Take the phrase “best practice.” It sounds like a done deal, almost like the discussion is over. It carries the feeling that we already found the right answer, so there is no real need to reassess the situation or look for what may need to change about the practice. But the brain does not actually store “best practices.” The brain stores patterns that have worked enough times to become trusted predictions. That is very different because if the situation changes, the old “best practice” may stop working immediately. Not because people became incompetent overnight. Not because somebody suddenly stopped caring. The prediction no longer fits the situation.
That’s really important because the old language pushes us toward judgment while prediction language pushes us toward curiosity. Instead of asking, “Who messed this up?” you start asking different questions:
- What changed?
- What was expected?
- What pattern stopped fitting?
- What prediction made sense before but no longer works now?
That creates a completely different conversation.
And this is the real translation process underneath the whole series. When you hear fixed, judgment-based language, stop and ask yourself: “What prediction or expectation might be underneath this?”
That question helps you move from reacting to understanding.
For example, take the phrase: “They’re barking up the wrong tree.” Usually that means somebody made a mistake. But through the Predict Principle, you might translate it differently. You might think, “The prediction does not fit this situation.”
That changes how you respond. Now the focus becomes updating the model instead of blaming someone.
Or check this one out, “Back to the drawing board.” Most people hear failure. Something didn’t work, so we have to try again. The brain hears prediction error. Something expected did not happen, so now our internal maps need revision.
That’s not failure. That’s learning.
You can keep doing this almost everywhere once you get the hang of it:
“Best practice” becomes:
“This is a model that has worked before.”
“Think outside the box” becomes:
“We need to update the model.”
“Gain traction” becomes:
“The predictions are starting to fit better.”
“Game changer” becomes:
“The model has been reset.”
“Move the needle” becomes:
“The brain is starting to expect something different.”
At first this might feel like wordplay. But it is actually training your perception. The translation matters because the words you use shape the meaning your brain assigns to behavior.
And some phrases do more harm than people realize.
Think about phrases like: “It is what it is.”
That sounds like acceptance, but a lot of the time it means the model has stopped updating because the brain has decided there is no point in trying to revise the prediction anymore.
Or consider the word “compliance.” When dealing with behavior, that sounds like success. But compliance only tells you that behavior matched expectations in the moment. It does not tell you whether the underlying prediction actually changed. That’s why compliant behavior often falls apart later under stress, uncertainty, or low energy.
Even conflict sounds different through this lens. We often talk about “handling conflict” as if conflict itself is the problem. But many conflicts are really just competing predictions. Two people expecting different outcomes and then reacting to those expectations.
And this is exactly why I wanted to organize the Neuro Translations series around the principles. Each principle changes what you notice.
The Predict Principle changes how you understand expectations.
The Regulate Principle changes how you understand stress, overwhelm, and stability.
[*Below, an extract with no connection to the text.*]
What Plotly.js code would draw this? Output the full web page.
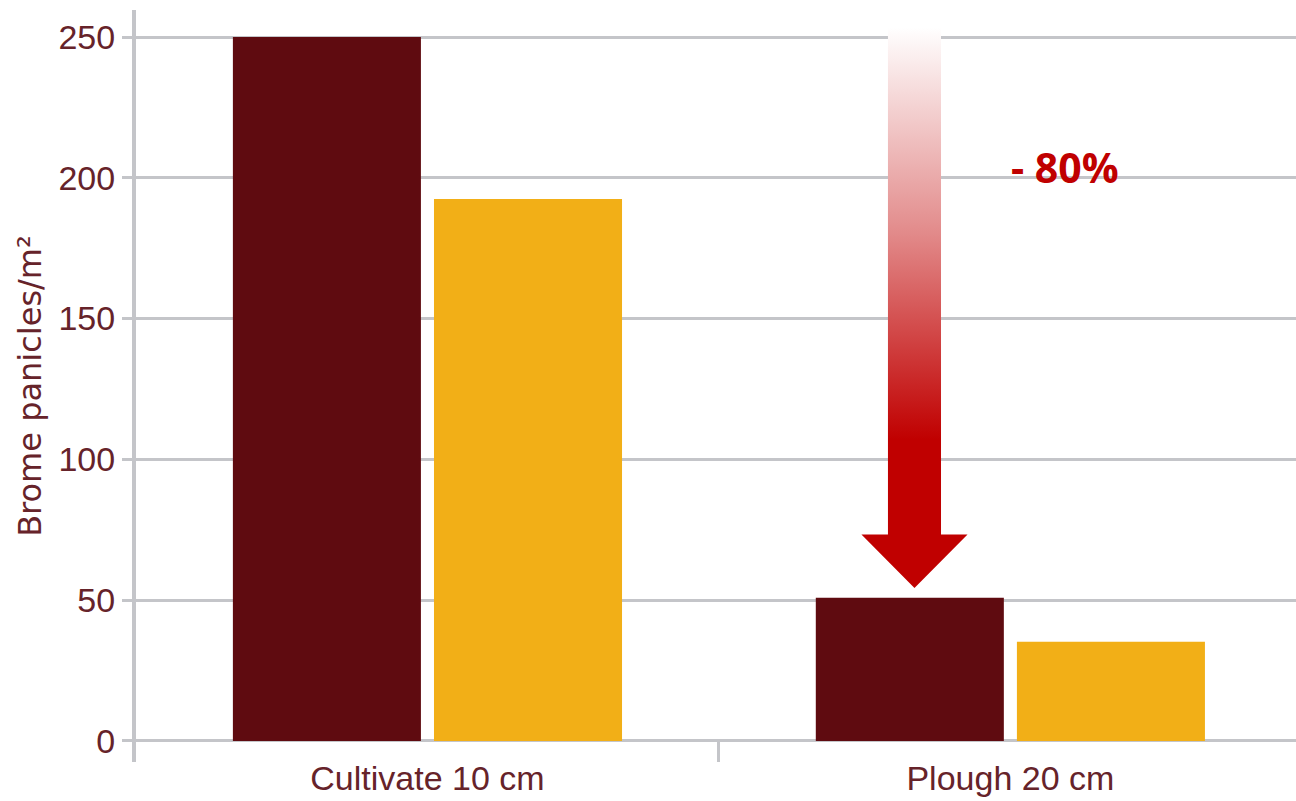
<!DOCTYPE html>
<html>
<head>
<meta charset="utf-8">
<script src="https://cdn.plot.ly/plotly-3.0.1.min.js"></script>
<style>
  html, body { margin: 0; padding: 0; background: #ffffff; }
  #chart { width: 1296px; height: 801px; }
</style>
</head>
<body>
<div id="chart"></div>
<script>
// ---- data ----
const categories = ['Cultivate 10 cm', 'Plough 20 cm'];
const seriesDark = [250, 50.8];
const seriesYellow = [192.5, 35.2];
const yTickVals = [0, 50, 100, 150, 200, 250];
const yTitle = 'Brome panicles/m²';
const reductionLabel = '- 80%';

// ---- styling ----
const textColor = '#66232a';
const gridColor = '#c4c5c9';
const darkColor = '#5f0b10';
const yellowColor = '#f2af17';
const arrowRed = '#c00000';
const labelFont = '"Liberation Sans", Arial, Helvetica, sans-serif';
const titleFont = '"DejaVu Sans", "Liberation Sans", Arial, sans-serif';

// Arrow geometry derived from the bars (category index 1, first bar of group)
const groupWidth = 0.69;
const arrowX = 1 - groupWidth / 4 + 0.008;
const tipY = seriesDark[1] + 3.5;
const baseY = tipY + 19;
const topY = seriesDark[0] + 3.5;
const shaftHalf = 0.0455;
const headHalf = 0.091;

const arrowTrace = {
  type: 'scatter',
  xaxis: 'x2',
  yaxis: 'y',
  mode: 'lines',
  x: [arrowX - shaftHalf, arrowX + shaftHalf, arrowX + shaftHalf, arrowX + headHalf, arrowX,
      arrowX - headHalf, arrowX - shaftHalf, arrowX - shaftHalf],
  y: [topY, topY, baseY, baseY, tipY, baseY, baseY, topY],
  fill: 'toself',
  fillcolor: arrowRed,
  fillgradient: {
    type: 'vertical',
    start: 107,
    stop: topY,
    colorscale: [[0, arrowRed], [0.5, '#e28a8a'], [1, '#ffffff']]
  },
  line: { width: 0, color: 'rgba(0,0,0,0)' },
  hoverinfo: 'skip',
  showlegend: false
};

const data = [
  {
    type: 'bar', name: 'Series 1', x: categories, y: seriesDark,
    marker: { color: darkColor, line: { width: 0 } }, showlegend: false
  },
  {
    type: 'bar', name: 'Series 2', x: categories, y: seriesYellow,
    marker: { color: yellowColor, line: { width: 0 } }, showlegend: false
  },
  arrowTrace
];

const layout = {
  width: 1296,
  height: 801,
  margin: { l: 136, r: 0, t: 10, b: 39 },
  paper_bgcolor: '#ffffff',
  plot_bgcolor: '#ffffff',
  barmode: 'group',
  bargap: 0.31,
  bargroupgap: 0.065,
  showlegend: false,
  font: { family: labelFont, color: textColor },
  xaxis: {
    type: 'category',
    range: [-0.5, 1.49],
    showgrid: false,
    zeroline: false,
    showline: false,
    tickson: 'boundaries',
    ticks: 'inside',
    ticklen: 20,
    tickwidth: 3,
    tickcolor: gridColor,
    ticklabelstandoff: -7,
    tickfont: { family: labelFont, size: 34, color: textColor },
    fixedrange: true
  },
  xaxis2: {
    type: 'linear',
    overlaying: 'x',
    range: [-0.5, 1.49],
    visible: false,
    fixedrange: true
  },
  yaxis: {
    range: [-7.5, 259.6],
    tickvals: yTickVals,
    showgrid: true,
    gridcolor: gridColor,
    gridwidth: 3,
    zeroline: true,
    zerolinecolor: gridColor,
    zerolinewidth: 3,
    showline: true,
    linecolor: gridColor,
    linewidth: 4,
    ticks: 'outside',
    ticklen: 10,
    tickwidth: 3,
    tickcolor: gridColor,
    tickfont: { family: labelFont, size: 34, color: textColor },
    title: { text: yTitle, standoff: 8, font: { family: titleFont, size: 32, color: textColor } },
    fixedrange: true
  },
  annotations: [
    {
      xref: 'x2', yref: 'y',
      x: 1.093, y: 204,
      text: '<b>' + reductionLabel + '</b>',
      showarrow: false,
      xanchor: 'center', yanchor: 'middle',
      font: { family: '"Open Sans", "Liberation Sans", Arial, sans-serif', size: 41, color: arrowRed }
    }
  ]
};

Plotly.newPlot('chart', data, layout, { displayModeBar: false, staticPlot: true });
</script>
</body>
</html>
The Update Principle changes how you understand learning and change.
The Connect Principle changes how you understand relationships and belonging.
The Calibrate Principle changes how you understand adjustment, alignment, and flexibility.
The Restore Principle changes how you understand recovery, replenishment, and repair.
The Explore Principle changes how you understand curiosity, discovery, and possibility.
The world around you is still the same, but you start seeing it differently. And when you see it differently, you start responding differently too.
The Predict Principle just happens to be the gateway into all of it because if you misunderstand what the brain expects, you will probably misunderstand the behavior that follows.
- A student shuts down during class.
- An employee resists feedback.
- A team keeps repeating the same pattern.
Most people rush to explain the behavior itself. Prediction asks a different question first. It asks, “What did the brain expect was going to happen here?”
When you ask that question, you completely change your response because it shifts your attention underneath the behavior instead of getting stuck on the surface of it.
That is the goal of this whole series! Not to make people sound more scientific. And certainly not to replace one set of buzzwords with another. The goal is to help people see behavior more clearly in the moment.
Because behavior happens fast. And interpretation happens even faster. The language you practice becomes the language your brain reaches for first.
So here is a simple exercise to try this week:
Pay attention to the phrases you hear yourself using automatically. Especially the ones that sound obvious or fixed.
When you hear one, stop and ask: “What prediction is hiding underneath this phrase?”
Then try translating it into prediction language.
That is how this starts.
Not with memorizing neuroscience terms. With practicing to get a better read of what the brain is doing.
And next month we’ll keep building from there. Maybe someday I will create a full dictionary of these terms.
This first Neuro Translations focused on the Predict Principle. But there are six more principles to go. I hope you will come back for all of them. Because these are game changers. Or should I say, “these reset the model!”